▶ **GIVEN TASK**:
Take the line containing "Rebuild this chart" as the first line and the line containing "0.458, 0.458, 0.458];" as the last, and output that span verbatim without any images.

— START SUPPLIED INFORMATION —

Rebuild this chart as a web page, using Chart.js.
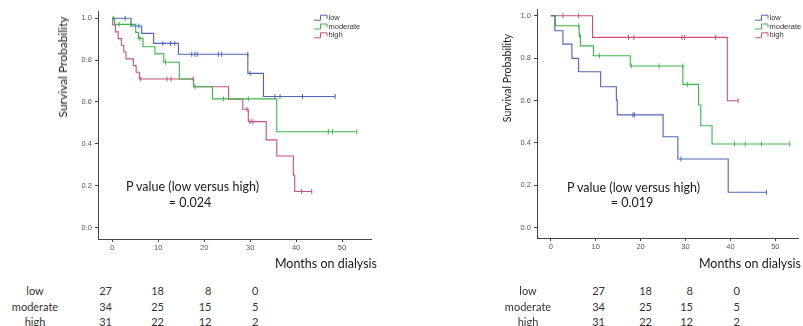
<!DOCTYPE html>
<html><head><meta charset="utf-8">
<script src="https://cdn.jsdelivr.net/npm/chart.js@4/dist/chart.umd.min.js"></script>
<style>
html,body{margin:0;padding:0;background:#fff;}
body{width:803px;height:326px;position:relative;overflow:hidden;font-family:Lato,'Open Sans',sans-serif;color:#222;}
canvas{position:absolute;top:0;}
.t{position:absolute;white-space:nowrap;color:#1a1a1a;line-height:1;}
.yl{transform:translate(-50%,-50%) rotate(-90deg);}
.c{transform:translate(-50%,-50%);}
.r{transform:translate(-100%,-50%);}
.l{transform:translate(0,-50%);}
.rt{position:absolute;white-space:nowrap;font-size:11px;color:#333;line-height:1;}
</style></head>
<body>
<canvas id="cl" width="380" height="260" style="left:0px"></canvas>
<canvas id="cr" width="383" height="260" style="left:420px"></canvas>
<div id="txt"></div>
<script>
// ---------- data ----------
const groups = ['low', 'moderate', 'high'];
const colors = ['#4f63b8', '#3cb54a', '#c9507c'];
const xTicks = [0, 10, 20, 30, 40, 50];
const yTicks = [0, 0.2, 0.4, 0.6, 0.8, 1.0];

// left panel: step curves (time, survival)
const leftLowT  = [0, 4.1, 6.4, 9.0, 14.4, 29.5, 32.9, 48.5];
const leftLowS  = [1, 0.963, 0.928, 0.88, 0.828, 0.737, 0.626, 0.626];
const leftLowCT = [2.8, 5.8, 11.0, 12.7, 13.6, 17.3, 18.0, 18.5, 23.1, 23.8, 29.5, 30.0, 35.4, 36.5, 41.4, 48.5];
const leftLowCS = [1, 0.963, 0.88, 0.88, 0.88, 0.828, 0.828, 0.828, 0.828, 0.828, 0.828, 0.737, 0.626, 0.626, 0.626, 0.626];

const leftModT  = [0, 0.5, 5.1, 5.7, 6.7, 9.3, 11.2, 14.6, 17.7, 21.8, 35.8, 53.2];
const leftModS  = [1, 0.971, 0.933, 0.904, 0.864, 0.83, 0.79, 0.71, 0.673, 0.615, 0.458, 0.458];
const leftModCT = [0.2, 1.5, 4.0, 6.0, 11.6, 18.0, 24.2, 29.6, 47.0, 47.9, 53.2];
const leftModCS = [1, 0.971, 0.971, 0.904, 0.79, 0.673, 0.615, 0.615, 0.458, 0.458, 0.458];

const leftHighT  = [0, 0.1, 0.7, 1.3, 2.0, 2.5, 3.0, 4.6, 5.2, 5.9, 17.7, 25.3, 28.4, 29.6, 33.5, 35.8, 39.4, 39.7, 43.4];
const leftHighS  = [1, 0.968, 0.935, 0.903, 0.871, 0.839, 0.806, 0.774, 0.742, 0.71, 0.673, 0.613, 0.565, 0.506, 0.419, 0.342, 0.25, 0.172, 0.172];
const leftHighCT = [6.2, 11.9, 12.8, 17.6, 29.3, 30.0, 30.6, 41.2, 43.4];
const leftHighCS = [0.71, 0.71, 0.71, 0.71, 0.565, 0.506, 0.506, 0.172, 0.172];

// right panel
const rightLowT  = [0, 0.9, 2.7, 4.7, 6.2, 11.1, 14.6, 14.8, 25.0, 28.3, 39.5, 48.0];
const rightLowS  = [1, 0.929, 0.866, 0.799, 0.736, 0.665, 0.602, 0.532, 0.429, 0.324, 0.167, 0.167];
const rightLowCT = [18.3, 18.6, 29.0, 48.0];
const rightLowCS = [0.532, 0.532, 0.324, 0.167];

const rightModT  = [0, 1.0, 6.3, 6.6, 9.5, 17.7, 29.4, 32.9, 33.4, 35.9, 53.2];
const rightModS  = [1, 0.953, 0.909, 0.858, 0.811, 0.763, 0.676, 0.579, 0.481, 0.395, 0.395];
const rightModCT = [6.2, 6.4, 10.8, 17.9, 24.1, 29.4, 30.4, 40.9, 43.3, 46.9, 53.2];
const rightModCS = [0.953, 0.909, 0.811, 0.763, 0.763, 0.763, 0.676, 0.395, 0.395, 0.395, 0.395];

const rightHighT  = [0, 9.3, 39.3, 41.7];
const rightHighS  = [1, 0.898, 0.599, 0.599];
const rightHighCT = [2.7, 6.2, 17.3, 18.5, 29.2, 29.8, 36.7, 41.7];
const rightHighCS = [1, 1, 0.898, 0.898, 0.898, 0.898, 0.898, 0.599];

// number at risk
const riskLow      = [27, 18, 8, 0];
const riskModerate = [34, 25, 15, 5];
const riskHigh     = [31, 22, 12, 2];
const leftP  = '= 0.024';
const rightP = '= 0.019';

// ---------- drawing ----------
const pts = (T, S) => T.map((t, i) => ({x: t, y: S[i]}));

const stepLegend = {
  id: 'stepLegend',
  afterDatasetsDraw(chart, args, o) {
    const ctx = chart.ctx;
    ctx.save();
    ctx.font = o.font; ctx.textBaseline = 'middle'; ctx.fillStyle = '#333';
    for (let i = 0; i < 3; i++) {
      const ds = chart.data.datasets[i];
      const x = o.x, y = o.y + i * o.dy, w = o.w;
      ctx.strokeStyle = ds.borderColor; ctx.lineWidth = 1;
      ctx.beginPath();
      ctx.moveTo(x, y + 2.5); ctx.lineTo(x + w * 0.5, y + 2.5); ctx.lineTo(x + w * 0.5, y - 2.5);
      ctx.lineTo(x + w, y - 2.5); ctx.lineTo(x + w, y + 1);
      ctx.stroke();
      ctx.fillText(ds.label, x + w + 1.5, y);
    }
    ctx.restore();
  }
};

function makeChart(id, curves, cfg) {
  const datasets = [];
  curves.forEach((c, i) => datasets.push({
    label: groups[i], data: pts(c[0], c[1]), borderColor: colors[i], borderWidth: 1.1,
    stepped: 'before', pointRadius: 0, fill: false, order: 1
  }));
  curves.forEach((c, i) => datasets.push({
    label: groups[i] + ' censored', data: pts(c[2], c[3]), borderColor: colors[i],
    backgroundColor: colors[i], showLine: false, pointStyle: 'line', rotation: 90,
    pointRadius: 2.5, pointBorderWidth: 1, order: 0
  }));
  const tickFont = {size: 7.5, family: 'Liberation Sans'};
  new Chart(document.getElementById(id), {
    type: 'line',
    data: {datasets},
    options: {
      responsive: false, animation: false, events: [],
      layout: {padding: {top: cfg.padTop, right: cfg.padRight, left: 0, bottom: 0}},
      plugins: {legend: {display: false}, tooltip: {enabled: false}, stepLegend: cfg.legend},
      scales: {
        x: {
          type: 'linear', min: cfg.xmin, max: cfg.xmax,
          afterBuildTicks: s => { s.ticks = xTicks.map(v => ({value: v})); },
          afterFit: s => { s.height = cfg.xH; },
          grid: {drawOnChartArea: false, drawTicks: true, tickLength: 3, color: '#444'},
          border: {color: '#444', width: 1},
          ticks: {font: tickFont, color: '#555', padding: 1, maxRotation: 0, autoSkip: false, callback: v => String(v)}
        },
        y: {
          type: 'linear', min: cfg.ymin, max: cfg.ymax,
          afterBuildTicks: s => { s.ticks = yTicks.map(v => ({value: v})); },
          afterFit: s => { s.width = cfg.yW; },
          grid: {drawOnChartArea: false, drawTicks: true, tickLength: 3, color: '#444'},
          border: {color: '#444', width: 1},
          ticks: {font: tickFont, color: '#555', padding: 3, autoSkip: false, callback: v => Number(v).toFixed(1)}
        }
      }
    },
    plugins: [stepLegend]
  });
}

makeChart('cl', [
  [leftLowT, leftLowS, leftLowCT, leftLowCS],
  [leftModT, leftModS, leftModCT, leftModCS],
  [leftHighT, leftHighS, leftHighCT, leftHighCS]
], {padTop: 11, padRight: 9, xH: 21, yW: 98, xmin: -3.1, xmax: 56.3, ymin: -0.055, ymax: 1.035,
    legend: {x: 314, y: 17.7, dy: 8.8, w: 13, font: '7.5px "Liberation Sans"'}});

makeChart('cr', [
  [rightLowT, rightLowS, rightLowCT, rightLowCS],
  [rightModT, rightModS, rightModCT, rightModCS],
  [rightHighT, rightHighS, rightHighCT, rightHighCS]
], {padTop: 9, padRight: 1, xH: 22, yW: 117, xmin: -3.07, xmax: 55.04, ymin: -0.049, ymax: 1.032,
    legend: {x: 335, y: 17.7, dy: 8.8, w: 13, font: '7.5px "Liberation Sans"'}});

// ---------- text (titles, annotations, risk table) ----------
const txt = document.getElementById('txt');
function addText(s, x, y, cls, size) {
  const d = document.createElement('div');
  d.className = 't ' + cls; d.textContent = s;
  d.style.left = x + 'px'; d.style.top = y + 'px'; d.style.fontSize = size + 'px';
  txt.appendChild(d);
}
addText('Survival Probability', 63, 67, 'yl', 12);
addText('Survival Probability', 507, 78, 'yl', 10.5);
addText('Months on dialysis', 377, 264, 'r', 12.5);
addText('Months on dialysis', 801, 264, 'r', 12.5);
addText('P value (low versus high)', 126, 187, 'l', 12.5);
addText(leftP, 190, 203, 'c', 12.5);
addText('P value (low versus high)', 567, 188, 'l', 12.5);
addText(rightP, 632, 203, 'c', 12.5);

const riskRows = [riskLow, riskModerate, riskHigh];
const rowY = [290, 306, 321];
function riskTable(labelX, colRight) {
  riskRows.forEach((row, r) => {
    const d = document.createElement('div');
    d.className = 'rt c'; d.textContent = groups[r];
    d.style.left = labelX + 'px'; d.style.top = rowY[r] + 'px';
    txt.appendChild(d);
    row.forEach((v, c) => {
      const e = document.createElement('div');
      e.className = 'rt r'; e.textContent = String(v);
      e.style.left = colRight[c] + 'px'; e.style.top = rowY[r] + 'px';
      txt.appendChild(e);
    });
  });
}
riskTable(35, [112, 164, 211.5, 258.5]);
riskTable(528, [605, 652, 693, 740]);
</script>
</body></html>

— END SUPPLIED INFORMATION —
— START SUPPLIED INFORMATION —

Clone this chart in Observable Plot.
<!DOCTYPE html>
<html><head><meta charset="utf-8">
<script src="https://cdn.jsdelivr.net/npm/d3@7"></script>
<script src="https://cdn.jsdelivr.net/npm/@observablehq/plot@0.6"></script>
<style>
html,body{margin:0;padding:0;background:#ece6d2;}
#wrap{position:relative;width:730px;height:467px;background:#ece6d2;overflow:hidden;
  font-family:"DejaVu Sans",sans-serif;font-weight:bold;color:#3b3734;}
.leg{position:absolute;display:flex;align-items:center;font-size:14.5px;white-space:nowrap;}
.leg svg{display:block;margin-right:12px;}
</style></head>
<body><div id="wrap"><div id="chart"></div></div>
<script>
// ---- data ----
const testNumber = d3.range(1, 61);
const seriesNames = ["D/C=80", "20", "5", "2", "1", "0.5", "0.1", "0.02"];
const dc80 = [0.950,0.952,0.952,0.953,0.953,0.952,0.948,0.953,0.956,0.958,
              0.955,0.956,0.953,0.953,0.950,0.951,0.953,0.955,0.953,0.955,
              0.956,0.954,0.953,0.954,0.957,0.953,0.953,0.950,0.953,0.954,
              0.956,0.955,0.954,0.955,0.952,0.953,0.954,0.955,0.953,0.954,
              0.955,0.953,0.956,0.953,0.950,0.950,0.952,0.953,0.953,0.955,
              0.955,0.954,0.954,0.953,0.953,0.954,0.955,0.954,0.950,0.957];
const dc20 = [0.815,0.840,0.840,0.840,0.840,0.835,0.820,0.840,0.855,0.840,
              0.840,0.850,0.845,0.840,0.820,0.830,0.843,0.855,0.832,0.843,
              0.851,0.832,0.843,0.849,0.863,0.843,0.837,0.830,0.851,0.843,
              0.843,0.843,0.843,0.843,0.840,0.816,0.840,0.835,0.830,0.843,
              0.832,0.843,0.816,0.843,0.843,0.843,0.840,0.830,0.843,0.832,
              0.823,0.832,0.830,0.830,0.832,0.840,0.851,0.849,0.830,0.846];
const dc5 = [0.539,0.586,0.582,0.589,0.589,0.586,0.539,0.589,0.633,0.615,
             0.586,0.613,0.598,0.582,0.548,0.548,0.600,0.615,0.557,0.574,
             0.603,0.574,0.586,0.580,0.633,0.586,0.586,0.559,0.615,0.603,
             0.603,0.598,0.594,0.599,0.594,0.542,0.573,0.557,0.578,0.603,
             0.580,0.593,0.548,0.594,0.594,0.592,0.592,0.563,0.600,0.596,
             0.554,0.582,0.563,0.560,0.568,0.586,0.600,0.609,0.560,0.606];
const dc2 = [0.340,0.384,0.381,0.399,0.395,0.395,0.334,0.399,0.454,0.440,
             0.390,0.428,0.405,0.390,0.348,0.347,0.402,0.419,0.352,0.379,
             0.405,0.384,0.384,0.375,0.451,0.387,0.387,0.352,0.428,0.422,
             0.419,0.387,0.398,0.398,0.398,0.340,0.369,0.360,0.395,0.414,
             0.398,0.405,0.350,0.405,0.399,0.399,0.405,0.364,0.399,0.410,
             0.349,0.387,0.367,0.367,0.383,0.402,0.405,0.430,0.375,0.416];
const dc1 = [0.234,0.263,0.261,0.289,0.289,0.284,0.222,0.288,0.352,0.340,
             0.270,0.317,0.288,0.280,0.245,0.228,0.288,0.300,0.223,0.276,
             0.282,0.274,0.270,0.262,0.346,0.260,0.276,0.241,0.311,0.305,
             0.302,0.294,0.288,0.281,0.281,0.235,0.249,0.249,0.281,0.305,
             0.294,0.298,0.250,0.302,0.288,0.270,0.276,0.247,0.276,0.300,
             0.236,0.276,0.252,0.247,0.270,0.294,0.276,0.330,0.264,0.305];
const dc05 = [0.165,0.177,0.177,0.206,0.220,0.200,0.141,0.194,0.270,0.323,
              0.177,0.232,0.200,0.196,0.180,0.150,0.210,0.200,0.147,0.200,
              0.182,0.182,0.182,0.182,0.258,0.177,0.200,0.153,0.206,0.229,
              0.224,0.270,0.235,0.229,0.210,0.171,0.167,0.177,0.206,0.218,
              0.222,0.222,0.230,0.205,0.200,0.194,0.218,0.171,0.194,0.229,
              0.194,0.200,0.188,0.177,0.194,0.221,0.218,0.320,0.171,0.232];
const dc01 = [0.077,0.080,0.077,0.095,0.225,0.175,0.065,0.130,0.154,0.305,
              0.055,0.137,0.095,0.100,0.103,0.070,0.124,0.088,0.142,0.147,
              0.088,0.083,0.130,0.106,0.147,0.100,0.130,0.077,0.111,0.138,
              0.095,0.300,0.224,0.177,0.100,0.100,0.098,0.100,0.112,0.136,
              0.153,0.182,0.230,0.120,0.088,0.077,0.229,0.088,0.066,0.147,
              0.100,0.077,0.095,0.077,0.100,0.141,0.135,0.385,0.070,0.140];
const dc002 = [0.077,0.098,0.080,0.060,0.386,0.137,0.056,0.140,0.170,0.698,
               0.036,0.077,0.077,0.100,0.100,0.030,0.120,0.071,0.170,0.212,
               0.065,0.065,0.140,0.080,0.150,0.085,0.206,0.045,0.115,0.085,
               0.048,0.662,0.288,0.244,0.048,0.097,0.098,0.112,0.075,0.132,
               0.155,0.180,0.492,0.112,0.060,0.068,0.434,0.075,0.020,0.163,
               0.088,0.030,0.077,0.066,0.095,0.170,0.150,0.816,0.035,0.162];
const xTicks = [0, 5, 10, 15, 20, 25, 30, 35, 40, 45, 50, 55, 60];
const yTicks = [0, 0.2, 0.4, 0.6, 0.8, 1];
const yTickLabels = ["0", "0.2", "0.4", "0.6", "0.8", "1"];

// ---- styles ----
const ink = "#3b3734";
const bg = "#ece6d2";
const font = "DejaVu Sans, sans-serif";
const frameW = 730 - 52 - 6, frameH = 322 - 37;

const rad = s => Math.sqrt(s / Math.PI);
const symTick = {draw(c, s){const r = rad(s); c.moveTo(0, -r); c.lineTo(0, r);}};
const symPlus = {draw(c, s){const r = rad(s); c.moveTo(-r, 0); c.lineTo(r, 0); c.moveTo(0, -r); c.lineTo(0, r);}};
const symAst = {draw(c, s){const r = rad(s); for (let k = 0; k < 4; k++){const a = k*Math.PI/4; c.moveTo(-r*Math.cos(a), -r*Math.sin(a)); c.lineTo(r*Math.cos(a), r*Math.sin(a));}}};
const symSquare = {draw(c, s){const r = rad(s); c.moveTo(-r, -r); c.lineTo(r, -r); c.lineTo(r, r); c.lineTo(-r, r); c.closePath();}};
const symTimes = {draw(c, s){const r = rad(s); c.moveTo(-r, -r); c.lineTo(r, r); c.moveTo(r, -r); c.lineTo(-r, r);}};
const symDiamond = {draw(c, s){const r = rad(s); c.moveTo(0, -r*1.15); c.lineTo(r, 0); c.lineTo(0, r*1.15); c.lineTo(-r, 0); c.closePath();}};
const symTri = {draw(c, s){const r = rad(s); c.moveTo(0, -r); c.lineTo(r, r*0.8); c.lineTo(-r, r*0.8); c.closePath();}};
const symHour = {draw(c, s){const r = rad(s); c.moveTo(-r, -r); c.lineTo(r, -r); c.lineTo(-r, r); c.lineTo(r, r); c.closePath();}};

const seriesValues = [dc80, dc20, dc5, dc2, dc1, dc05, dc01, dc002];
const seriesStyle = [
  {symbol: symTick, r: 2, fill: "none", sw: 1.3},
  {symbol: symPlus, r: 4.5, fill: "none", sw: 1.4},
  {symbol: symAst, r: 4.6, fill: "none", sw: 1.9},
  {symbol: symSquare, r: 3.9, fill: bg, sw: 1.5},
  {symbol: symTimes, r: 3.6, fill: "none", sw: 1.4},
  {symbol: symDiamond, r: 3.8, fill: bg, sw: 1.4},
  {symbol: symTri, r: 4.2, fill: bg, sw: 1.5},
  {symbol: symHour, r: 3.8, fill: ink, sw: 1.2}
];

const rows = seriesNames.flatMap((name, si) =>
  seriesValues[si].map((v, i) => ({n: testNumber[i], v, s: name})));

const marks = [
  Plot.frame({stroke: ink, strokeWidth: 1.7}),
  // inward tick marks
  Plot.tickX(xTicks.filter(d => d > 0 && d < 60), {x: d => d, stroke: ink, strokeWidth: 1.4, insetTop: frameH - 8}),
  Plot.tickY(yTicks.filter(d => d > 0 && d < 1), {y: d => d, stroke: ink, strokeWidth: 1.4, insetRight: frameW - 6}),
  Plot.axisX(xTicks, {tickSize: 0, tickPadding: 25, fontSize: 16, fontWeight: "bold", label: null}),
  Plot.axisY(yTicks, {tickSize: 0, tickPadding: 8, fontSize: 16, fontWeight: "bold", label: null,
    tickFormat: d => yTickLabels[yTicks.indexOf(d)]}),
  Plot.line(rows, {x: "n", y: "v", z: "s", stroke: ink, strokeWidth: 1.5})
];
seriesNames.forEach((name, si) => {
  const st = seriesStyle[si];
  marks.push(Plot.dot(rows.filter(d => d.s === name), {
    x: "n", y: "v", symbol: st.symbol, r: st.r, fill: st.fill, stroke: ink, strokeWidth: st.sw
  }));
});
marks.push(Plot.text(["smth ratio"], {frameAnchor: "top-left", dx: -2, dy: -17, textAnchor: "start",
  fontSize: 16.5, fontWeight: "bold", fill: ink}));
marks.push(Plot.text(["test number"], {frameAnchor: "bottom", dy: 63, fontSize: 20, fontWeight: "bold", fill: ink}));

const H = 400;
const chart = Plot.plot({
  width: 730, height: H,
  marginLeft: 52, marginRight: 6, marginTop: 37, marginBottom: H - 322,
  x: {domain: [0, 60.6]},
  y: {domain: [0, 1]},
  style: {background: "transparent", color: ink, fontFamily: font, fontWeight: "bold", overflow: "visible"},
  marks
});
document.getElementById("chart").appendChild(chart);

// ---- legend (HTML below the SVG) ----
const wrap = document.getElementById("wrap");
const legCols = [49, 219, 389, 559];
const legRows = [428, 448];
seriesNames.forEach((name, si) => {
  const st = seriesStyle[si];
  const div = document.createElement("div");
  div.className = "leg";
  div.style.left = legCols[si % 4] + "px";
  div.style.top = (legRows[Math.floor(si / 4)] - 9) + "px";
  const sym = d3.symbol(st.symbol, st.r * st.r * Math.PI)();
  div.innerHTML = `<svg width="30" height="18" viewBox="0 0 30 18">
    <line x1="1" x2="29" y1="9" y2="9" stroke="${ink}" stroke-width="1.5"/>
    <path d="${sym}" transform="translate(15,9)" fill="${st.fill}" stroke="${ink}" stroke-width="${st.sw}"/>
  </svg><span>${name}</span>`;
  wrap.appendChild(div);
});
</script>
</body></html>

— END SUPPLIED INFORMATION —
— START SUPPLIED INFORMATION —

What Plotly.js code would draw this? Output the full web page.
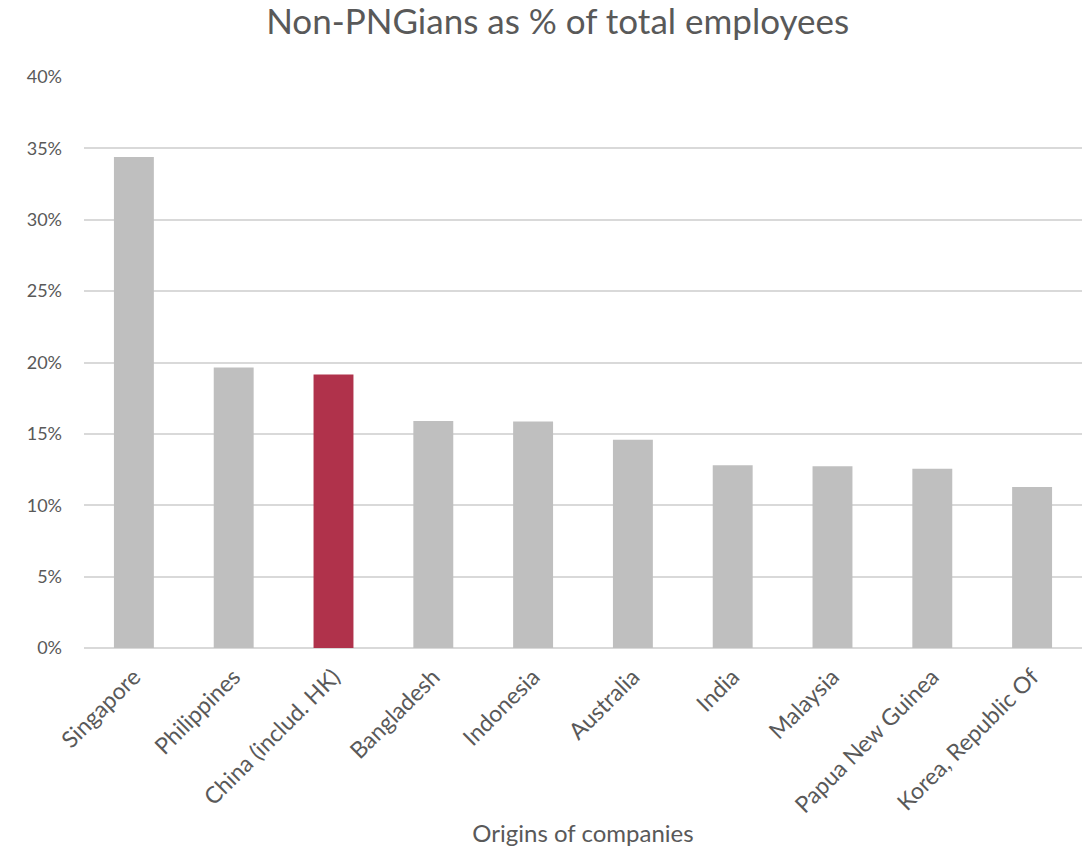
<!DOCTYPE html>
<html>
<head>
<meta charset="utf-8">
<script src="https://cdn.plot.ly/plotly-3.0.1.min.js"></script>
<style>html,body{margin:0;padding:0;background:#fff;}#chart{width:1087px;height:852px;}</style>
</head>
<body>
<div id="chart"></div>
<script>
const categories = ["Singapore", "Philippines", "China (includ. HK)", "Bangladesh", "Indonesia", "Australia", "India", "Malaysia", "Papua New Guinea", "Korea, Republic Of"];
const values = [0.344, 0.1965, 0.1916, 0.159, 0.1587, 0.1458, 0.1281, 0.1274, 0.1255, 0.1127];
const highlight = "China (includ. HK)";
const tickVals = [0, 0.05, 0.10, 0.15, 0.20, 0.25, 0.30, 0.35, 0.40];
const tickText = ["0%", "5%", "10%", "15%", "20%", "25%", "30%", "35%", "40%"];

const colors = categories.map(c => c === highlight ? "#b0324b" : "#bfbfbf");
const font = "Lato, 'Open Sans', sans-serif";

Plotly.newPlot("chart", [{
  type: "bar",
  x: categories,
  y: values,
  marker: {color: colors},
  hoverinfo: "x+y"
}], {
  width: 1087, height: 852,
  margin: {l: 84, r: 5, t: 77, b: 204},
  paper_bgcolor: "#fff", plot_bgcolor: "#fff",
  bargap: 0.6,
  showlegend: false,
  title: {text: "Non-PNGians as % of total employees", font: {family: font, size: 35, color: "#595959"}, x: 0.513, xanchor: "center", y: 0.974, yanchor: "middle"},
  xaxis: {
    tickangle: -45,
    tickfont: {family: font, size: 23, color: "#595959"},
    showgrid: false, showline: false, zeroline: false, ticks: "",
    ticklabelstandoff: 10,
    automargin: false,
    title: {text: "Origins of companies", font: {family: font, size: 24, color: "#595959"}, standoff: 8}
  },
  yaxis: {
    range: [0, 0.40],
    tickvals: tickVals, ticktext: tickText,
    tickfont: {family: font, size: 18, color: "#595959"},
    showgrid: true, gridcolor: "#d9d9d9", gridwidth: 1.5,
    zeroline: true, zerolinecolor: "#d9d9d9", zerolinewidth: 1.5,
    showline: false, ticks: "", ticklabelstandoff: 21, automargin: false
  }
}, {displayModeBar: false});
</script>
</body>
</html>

— END SUPPLIED INFORMATION —

▶ **REPLY**:
Rebuild this chart as a web page, using Chart.js.
<!DOCTYPE html>
<html><head><meta charset="utf-8">
<script src="https://cdn.jsdelivr.net/npm/chart.js@4/dist/chart.umd.min.js"></script>
<style>
html,body{margin:0;padding:0;background:#fff;}
body{width:803px;height:326px;position:relative;overflow:hidden;font-family:Lato,'Open Sans',sans-serif;color:#222;}
canvas{position:absolute;top:0;}
.t{position:absolute;white-space:nowrap;color:#1a1a1a;line-height:1;}
.yl{transform:translate(-50%,-50%) rotate(-90deg);}
.c{transform:translate(-50%,-50%);}
.r{transform:translate(-100%,-50%);}
.l{transform:translate(0,-50%);}
.rt{position:absolute;white-space:nowrap;font-size:11px;color:#333;line-height:1;}
</style></head>
<body>
<canvas id="cl" width="380" height="260" style="left:0px"></canvas>
<canvas id="cr" width="383" height="260" style="left:420px"></canvas>
<div id="txt"></div>
<script>
// ---------- data ----------
const groups = ['low', 'moderate', 'high'];
const colors = ['#4f63b8', '#3cb54a', '#c9507c'];
const xTicks = [0, 10, 20, 30, 40, 50];
const yTicks = [0, 0.2, 0.4, 0.6, 0.8, 1.0];

// left panel: step curves (time, survival)
const leftLowT  = [0, 4.1, 6.4, 9.0, 14.4, 29.5, 32.9, 48.5];
const leftLowS  = [1, 0.963, 0.928, 0.88, 0.828, 0.737, 0.626, 0.626];
const leftLowCT = [2.8, 5.8, 11.0, 12.7, 13.6, 17.3, 18.0, 18.5, 23.1, 23.8, 29.5, 30.0, 35.4, 36.5, 41.4, 48.5];
const leftLowCS = [1, 0.963, 0.88, 0.88, 0.88, 0.828, 0.828, 0.828, 0.828, 0.828, 0.828, 0.737, 0.626, 0.626, 0.626, 0.626];

const leftModT  = [0, 0.5, 5.1, 5.7, 6.7, 9.3, 11.2, 14.6, 17.7, 21.8, 35.8, 53.2];
const leftModS  = [1, 0.971, 0.933, 0.904, 0.864, 0.83, 0.79, 0.71, 0.673, 0.615, 0.458, 0.458];
const leftModCT = [0.2, 1.5, 4.0, 6.0, 11.6, 18.0, 24.2, 29.6, 47.0, 47.9, 53.2];
const leftModCS = [1, 0.971, 0.971, 0.904, 0.79, 0.673, 0.615, 0.615, 0.458, 0.458, 0.458];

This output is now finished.